Posted by: lou f | March 17, 2007 at 04:27 PM
To remind all - there are two types of activities in regard to options dating.
1. options dated according to a consistent process in which the dates applied are applied ONCE and not altered.
2. options dated irregularly with dates possible reset to take advantage of better pricing.
The whole mess comes from the Iowa Professors idea that many options were timed to coincide with market dips. He has done statistical work to theorize that many companies had a practice to do that. The rub is, it may be as much coincidence, as in the case for companies that processed options in a consistent manner, say, issued them when their list of names was complete, or issued them in the beginning of a given monthe EACH time they did so. Or, in the case for Apple and Pixar in regard to Mr. Jobs who seemed to have arranged for speicial options dating for at least two grants, one for him at apple (a potentially board-unauthorized grant), and at Pixar for Mr. Landman. Time will tell if what Jobs was involved in was enough different from coincidence that he will have crossed some abstract line.
Posted by: gbig | March 18, 2007 at 10:56 AM
interesting point gbig however regarding the
statistical work done by Professor Lie and popularized by the WSJ to create a backdating
"scandal" there is another recently published research paper by NERA .
which we haven't heard much about from the business media.

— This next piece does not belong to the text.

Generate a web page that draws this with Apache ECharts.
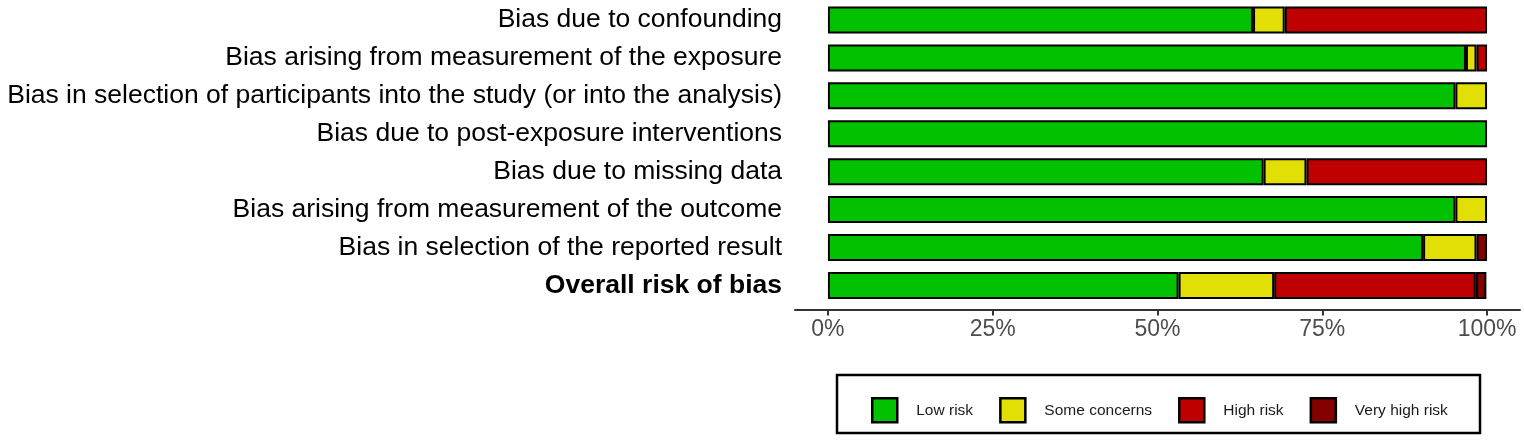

The NERA paper examines many misconceptions currently circulating about the statistical calculations that have been used in connection with backdating --claims, "The scope of current academic literature on backdating has been limited to methodologies designed to detect aggregate patterns, rather than analyze specific companies."Because of this, these studies do not disentangle legal from illegal practices ..."
read it here:
Title: Options Backdating: The Statistics of Luck.
NERA Insights: Options Backdating Series, Part III
published March 8 2007
http://www.nera.com/publication.asp?p_ID=3076
Posted by: lou f | March 18, 2007 at 04:23 PM
Kind of hard to show harm to the investors when Steve Jobs has taken this money from nearly junk stock status to mind-blowing wealth in less than a decade.